Les classes non-révolutionnaires de la population, et même les ouvriers, considèrent le régime prolétarien isolé comme un épisode politique d’ordre éphémère. Les éléments contre-révolutionnaires actifs se réfugient dans les pays capitalistes du voisinage, et y organisent la contre-révolution armée. La bourgeoisie organise également dans ces pays le boycottage financier et économique du nouveau gouvernement. En même temps, on s’occupe systématiquement de démoraliser les esprits. Sans cesse, dans les journaux, dans la correspondance privée et dans les conversations verbales, se glissent des informations qui parlent de l’imminence de l’intervention armée des Puissances capitalistes qui sont limitrophes. Il en résulte une insécurité générale, un sentiment d’abandon international, une peur indéfinissable, pénétrant dans les rangs des adhérents du régime qui ne sont pas absolument convaincus. Par là, le développement de l’organisation du nouvel Etat se trouve entravé. Les forces intellectuelles les meilleures se tiennent à l’écart de l’œuvre d’organisation ; ceux qui offrent leurs services pratiquent un muet sabotage. Il en est de même, consciemment ou inconsciemment, de la majorité des fonctionnaires des soviets issus des milieux ouvriers. Ces fonctionnaires cherchent, par des complaisances, à se créer des amis dans les rangs de la bourgeoisie ; ils rassemblent ainsi des preuves de leur innocence ; ils cherchent à se ménager de la sorte une sortie. La dictature tourne au gâchis; les règlements ne sont pas observés comme il faudrait; les privations ne sont pas fièrement supportées.

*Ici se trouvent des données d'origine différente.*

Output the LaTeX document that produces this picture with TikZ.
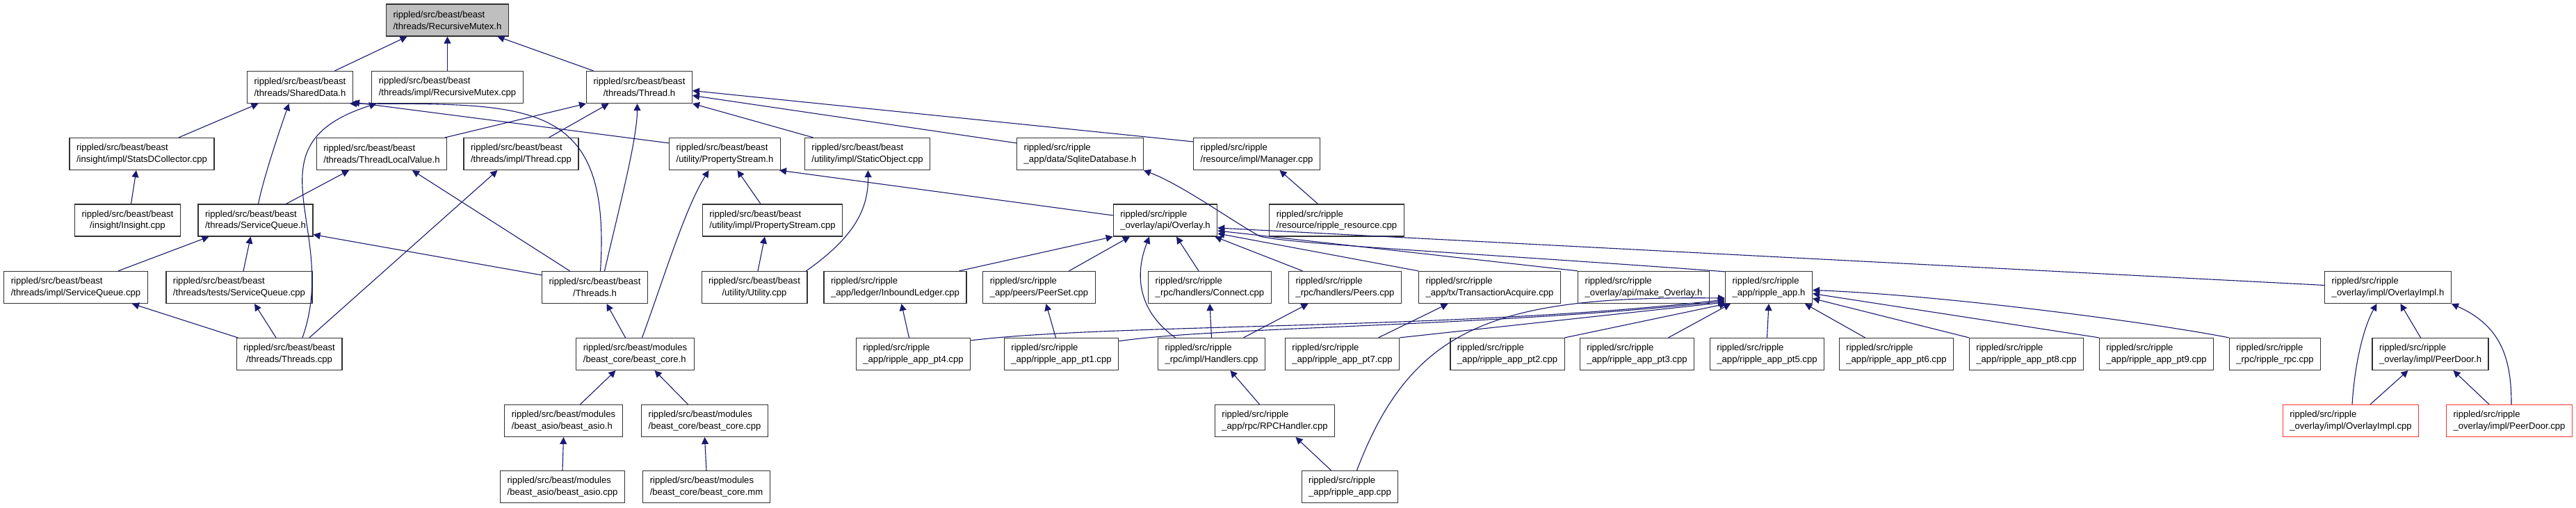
\documentclass[tikz,border=0pt]{standalone}
\usepackage{fontspec}
\setmainfont{Liberation Sans}
\usepackage{tikz}
\usetikzlibrary{arrows.meta,calc}
\definecolor{edgeblue}{RGB}{25,25,112}
\definecolor{rootgray}{RGB}{191,191,191}
\definecolor{boxline}{RGB}{50,50,50}
\definecolor{hotred}{RGB}{255,50,50}

\tikzset{
  file/.style={draw=boxline, fill=white, line width=0.6pt, inner xsep=5pt, inner ysep=0pt,
    minimum height=23pt, font=\fontsize{6.55}{8.35}\selectfont},
  filel/.style={file, align=left},
  filec/.style={file, align=center},
  rootfile/.style={filel, fill=rootgray},
  hotfile/.style={filel, draw=hotred},
  inc/.style={draw=edgeblue, line width=0.55pt, -{Triangle[length=5pt,width=5pt]}},
}

\begin{document}
\begin{tikzpicture}[x=0.5pt, y=-0.5pt]
    \useasboundingbox (0,0) rectangle (3705,731);

    % beast: threads and utility
    \node[rootfile] (rmh) at (643.5,29) {rippled/src/beast/beast\\/threads/RecursiveMutex.h};
    \node[filel] (sdh) at (431.5,125.5) {rippled/src/beast/beast\\/threads/SharedData.h};
    \node[filel] (rmc) at (643.5,125.5) {rippled/src/beast/beast\\/threads/impl/RecursiveMutex.cpp};
    \node[filec] (thh) at (919.5,125.5) {rippled/src/beast/beast\\/threads/Thread.h};
    \node[filel] (sdc) at (204,221.5) {rippled/src/beast/beast\\/insight/impl/StatsDCollector.cpp};
    \node[filel] (tlv) at (549,221.5) {rippled/src/beast/beast\\/threads/ThreadLocalValue.h};
    \node[filel] (thc) at (749.5,221.5) {rippled/src/beast/beast\\/threads/impl/Thread.cpp};
    \node[filel] (psh) at (1042.5,221.5) {rippled/src/beast/beast\\/utility/PropertyStream.h};
    \node[filel] (soc) at (1247.5,221.5) {rippled/src/beast/beast\\/utility/impl/StaticObject.cpp};
    \node[filel] (sqd) at (1553.5,221.5) {rippled/src/ripple\\\_app/data/SqliteDatabase.h};
    \node[filel] (mgr) at (1807.5,221.5) {rippled/src/ripple\\/resource/impl/Manager.cpp};
    \node[filec] (ins) at (183.5,317) {rippled/src/beast/beast\\/insight/Insight.cpp};
    \node[filel] (sqh) at (367.5,317) {rippled/src/beast/beast\\/threads/ServiceQueue.h};
    \node[filel] (psc) at (1111,317) {rippled/src/beast/beast\\/utility/impl/PropertyStream.cpp};
    \node[filel] (ovh) at (1676,317) {rippled/src/ripple\\\_overlay/api/Overlay.h};
    \node[filel] (res) at (1922.5,317) {rippled/src/ripple\\/resource/ripple\_resource.cpp};
    \node[filel] (sqc) at (109,413.5) {rippled/src/beast/beast\\/threads/impl/ServiceQueue.cpp};
    \node[filel] (sqt) at (344,413.5) {rippled/src/beast/beast\\/threads/tests/ServiceQueue.cpp};
    \node[filec] (ths) at (855.5,413.5) {rippled/src/beast/beast\\/Threads.h};
    \node[filec] (utc) at (1085,413.5) {rippled/src/beast/beast\\/utility/Utility.cpp};
    \node[filec] (tsc) at (416,509.5) {rippled/src/beast/beast\\/threads/Threads.cpp};

    % beast modules
    \node[filel] (bch) at (913.5,509.5) {rippled/src/beast/modules\\/beast\_core/beast\_core.h};
    \node[filel] (bah) at (810.5,605.5) {rippled/src/beast/modules\\/beast\_asio/beast\_asio.h};
    \node[filel] (bcc) at (1013.5,605.5) {rippled/src/beast/modules\\/beast\_core/beast\_core.cpp};
    \node[filel] (bac) at (809,700.5) {rippled/src/beast/modules\\/beast\_asio/beast\_asio.cpp};
    \node[filel] (bcm) at (1016,700.5) {rippled/src/beast/modules\\/beast\_core/beast\_core.mm};

    % ripple
    \node[filel] (ibl) at (1287.5,413.5) {rippled/src/ripple\\\_app/ledger/InboundLedger.cpp};
    \node[filel] (pst) at (1494.5,413.5) {rippled/src/ripple\\\_app/peers/PeerSet.cpp};
    \node[filel] (con) at (1740,413.5) {rippled/src/ripple\\\_rpc/handlers/Connect.cpp};
    \node[filel] (prs) at (1934.5,413.5) {rippled/src/ripple\\\_rpc/handlers/Peers.cpp};
    \node[filel] (txa) at (2142.5,413.5) {rippled/src/ripple\\\_app/tx/TransactionAcquire.cpp};
    \node[filel] (mko) at (2364,413.5) {rippled/src/ripple\\\_overlay/api/make\_Overlay.h};
    \node[filel] (rah) at (2544,413.5) {rippled/src/ripple\\\_app/ripple\_app.h};
    \node[filel] (oih) at (3434.5,413.5) {rippled/src/ripple\\\_overlay/impl/OverlayImpl.h};
    \foreach \n/\x in {4/1313.5, 1/1526.5, 7/1930.5, 2/2168, 3/2354.5, 5/2541.5, 6/2727.5, 8/2914.5, 9/3101.5}
      \node[filel] (pt\n) at (\x,509.5) {rippled/src/ripple\\\_app/ripple\_app\_pt\n.cpp};
    \node[filel] (hdl) at (1742.5,509.5) {rippled/src/ripple\\\_rpc/impl/Handlers.cpp};
    \node[filel] (rpc) at (3272,509.5) {rippled/src/ripple\\\_rpc/ripple\_rpc.cpp};
    \node[filel] (pdh) at (3495.5,509.5) {rippled/src/ripple\\\_overlay/impl/PeerDoor.h};
    \node[filel] (rpch) at (1833.5,605.5) {rippled/src/ripple\\\_app/rpc/RPCHandler.cpp};
    \node[hotfile] (oic) at (3381,605.5) {rippled/src/ripple\\\_overlay/impl/OverlayImpl.cpp};
    \node[hotfile] (pdc) at (3609,605.5) {rippled/src/ripple\\\_overlay/impl/PeerDoor.cpp};
    \node[filel] (rac) at (1941.5,700.5) {rippled/src/ripple\\\_app/ripple\_app.cpp};

    % includes, beast side
    \draw[inc] ($(sdh.north)+(50,0)$) -- ($(rmh.south)+(-58,0)$);
    \draw[inc] (rmc.north) -- (rmh.south);
    \draw[inc] ($(thh.north)+(-66,0)$) -- ($(rmh.south)+(72,0)$);
    \draw[inc] ($(sdc.north)+(53,0)$) -- ($(sdh.south)+(-60,0)$);
    \draw[inc] ($(sqh.north)+(4,0)$) .. controls +(8,-40) and +(-12,35) .. ($(sdh.south)+(-16,0)$);
    \draw[inc] ($(psh.north west)+(0,8)$) -- ($(sdh.south east)+(-1,-2)$);
    \draw[inc] ($(ths.north)+(8,0)$) .. controls (880,140) and (760,150) .. ($(sdh.south east)+(-5,0)$);
    \draw[inc] ($(tsc.north)+(19,0)$) .. controls (490,330) and (350,210) .. ($(rmc.south west)+(7,0)$);
    \draw[inc] ($(tlv.north east)+(-3,0)$) -- (thh.south west);
    \draw[inc] ($(thc.north)+(40,0)$) -- ($(thh.south)+(-44,0)$);
    \draw[inc] ($(ths.north)+(14,0)$) .. controls +(21,-91) and +(0,51) .. ($(thh.south)+(-3,0)$);
    \draw[inc] ($(soc.north)+(-78,0)$) -- (thh.south east);
    \draw[inc] ($(sqd.north west)+(0,8)$) -- ($(thh.east)+(0,12)$);
    \draw[inc] ($(mgr.north west)+(0,6)$) -- ($(thh.east)+(0,5)$);
    \draw[inc] ($(ins.north)+(5,0)$) -- ($(sdc.south)+(-8,0)$);
    \draw[inc] ($(sqh.north)+(44,0)$) -- ($(tlv.south)+(-47,0)$);
    \draw[inc] ($(ths.north)+(-36,0)$) -- ($(tlv.south)+(44,0)$);
    \draw[inc] ($(tsc.north)+(29,0)$) -- ($(thc.south)+(-34,0)$);
    \draw[inc] ($(bch.north)+(10,0)$) .. controls (955,400) and (985,300) .. ($(psh.south)+(-23,0)$);
    \draw[inc] ($(psc.north)+(-17,0)$) -- ($(psh.south)+(18,0)$);
    \draw[inc] ($(ovh.west)+(0,-7)$) -- ($(psh.south east)+(-2,0)$);
    \draw[inc] ($(utc.north)+(5,0)$) -- ($(psc.south)+(-11,0)$);
    \draw[inc] ($(utc.north east)+(-2,0)$) .. controls (1230,340) and (1249,300) .. ($(soc.south)+(1,0)$);
    \draw[inc] ($(rah.north west)+(0,1)$) .. controls (2150,366) and (1860,352) .. (1812,340)
      .. controls (1772,318) and (1700,266) .. (sqd.south east);
    \draw[inc] ($(res.north)+(-27,0)$) -- ($(mgr.south)+(33,0)$);
    \draw[inc] ($(sqc.north)+(61,0)$) -- ($(sqh.south)+(-67,0)$);
    \draw[inc] ($(sqt.north)+(6,0)$) -- ($(sqh.south)+(-7,0)$);
    \draw[inc] ($(ths.north west)+(0,6)$) -- ($(sqh.south east)+(0,-3)$);
    \draw[inc] ($(tsc.north)+(-74,0)$) -- ($(sqc.south)+(81,0)$);
    \draw[inc] ($(tsc.north)+(-19,0)$) -- ($(sqt.south)+(22,0)$);
    \draw[inc] ($(bch.north)+(-14,0)$) -- ($(ths.south)+(17,0)$);
    \draw[inc] ($(bah.north)+(24,0)$) -- ($(bch.south)+(-28,0)$);
    \draw[inc] ($(bcc.north)+(-24,0)$) -- ($(bch.south)+(28,0)$);
    \draw[inc] (bac.north) -- (bah.south);
    \draw[inc] (bcm.north) -- (bcc.south);

    % includes, ripple side
    \draw[inc] ($(ibl.north)+(92,0)$) -- (ovh.south west);
    \draw[inc] ($(pst.north)+(43,0)$) -- ($(ovh.south)+(-51,0)$);
    \draw[inc] ($(hdl.north)+(-52,0)$) .. controls (1640,450) and (1630,400) .. ($(ovh.south)+(-23,0)$);
    \draw[inc] ($(con.north)+(-16,0)$) -- ($(ovh.south)+(16,0)$);
    \draw[inc] ($(prs.north)+(-61,0)$) -- ($(ovh.south east)+(-4,0)$);
    \draw[inc] (txa.north west) -- ($(ovh.east)+(0,19)$);
    \draw[inc] (mko.north west) -- ($(ovh.east)+(0,15)$);
    \draw[inc] ($(oih.west)+(0,-3)$) -- ($(ovh.east)+(0,11)$);
    \draw[inc] ($(pt4.north)+(-6,0)$) -- ($(ibl.south)+(9,0)$);
    \draw[inc] ($(pt1.north)+(-8,0)$) -- ($(pst.south)+(10,0)$);
    \draw[inc] (hdl.north) -- (con.south);
    \draw[inc] ($(hdl.north)+(46,0)$) -- ($(prs.south)+(-53,0)$);
    \draw[inc] ($(pt7.north)+(52,0)$) -- ($(txa.south)+(-60,0)$);
    \draw[inc] ($(pt4.north east)+(0,4)$) .. controls (1600,465) and (2100,475) .. ($(rah.south west)+(0,-6)$);
    \draw[inc] ($(pt1.north east)+(0,5)$) .. controls (1750,470) and (2150,470) .. ($(rah.south west)+(0,-4)$);
    \draw[inc] (pt7.north east) -- ($(rah.south west)+(0,-2)$);
    \draw[inc] (pt2.north east) -- ($(rah.south west)+(2,0)$);
    \draw[inc] ($(pt3.north)+(45,0)$) -- ($(rah.south west)+(8,0)$);
    \draw[inc] ($(rac.north)+(10,0)$) .. controls (2030,470) and (2150,425) .. ($(rah.south west)+(0,-8)$);
    \draw[inc] (pt5.north) -- (rah.south);
    \draw[inc] ($(pt6.north)+(-45,0)$) -- ($(rah.south)+(52,0)$);
    \draw[inc] (pt8.north west) -- ($(rah.east)+(0,16)$);
    \draw[inc] (pt9.north west) -- ($(rah.east)+(0,9)$);
    \draw[inc] (rpc.north west) .. controls (3100,465) and (2800,425) .. ($(rah.east)+(0,4)$);
    \draw[inc] ($(rpch.north)+(-22,0)$) -- ($(hdl.south)+(27,0)$);
    \draw[inc] ($(rac.north)+(-27,0)$) -- ($(rpch.south)+(30,0)$);
    \draw[inc] ($(oic.north)+(2,0)$) .. controls (3387,520) and (3400,470) .. ($(oih.south)+(-16,0)$);
    \draw[inc] ($(pdh.north)+(-14,0)$) -- ($(oih.south)+(18,0)$);
    \draw[inc] ($(pdc.north)+(3,0)$) .. controls (3612,520) and (3600,470) .. (oih.south east);
    \draw[inc] ($(oic.north)+(28,0)$) -- ($(pdh.south)+(-32,0)$);
    \draw[inc] ($(pdc.north)+(-29,0)$) -- ($(pdh.south)+(33,0)$);
\end{tikzpicture}
\end{document}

Au lieu d’un élan révolutionnaire, règne une misérable atmosphère de petits bourgeois inquiets, dans laquelle tous les éléments de droite de la classe ouvrière se sentent fléchir, essaient d’assurer leur vie par l’abolition de la dictature, tentent de négocier un compromis avec la bourgeoisie et vont jusqu’à la trahison...

Une dictature du prolétariat ainsi isolée ne peut se maintenir que dans un vaste pays, comme la Russie, dont le prolétariat a un caractère révolutionnaire énergique et éprouvé, et où le parti communiste, — cette fraction avancée du socialisme qui considère le capitalisme comme mûr pour la chute et le prolétariat comme capable d’organiser la communauté socialiste, — a des sectateurs nombreux et convaincus. En Hongrie, au contraire, où avant la dictature il n’y avait pas, à proprement parler, de parti communiste organisé, la dictature devait fatalement tomber, si l’essence n’en était pas fortifiée du dehors par l’avènement de la révolution dans les pays voisins. La nécessité, ou, si l’on peut dire, l’indispensabilité de la solidarité révolutionnaire internationale, — non en paroles, mais en actes, — si l’on veut que le succès de la révolution prolétarienne soit assuré, est démontrée par le lamentable destin de la République des soviets de Hongrie, — laquelle, en dépit des nombreuses erreurs commises, n’en a pas moins inscrit dans l’histoire de la révolution internationale une page qui n’est pas sans gloire.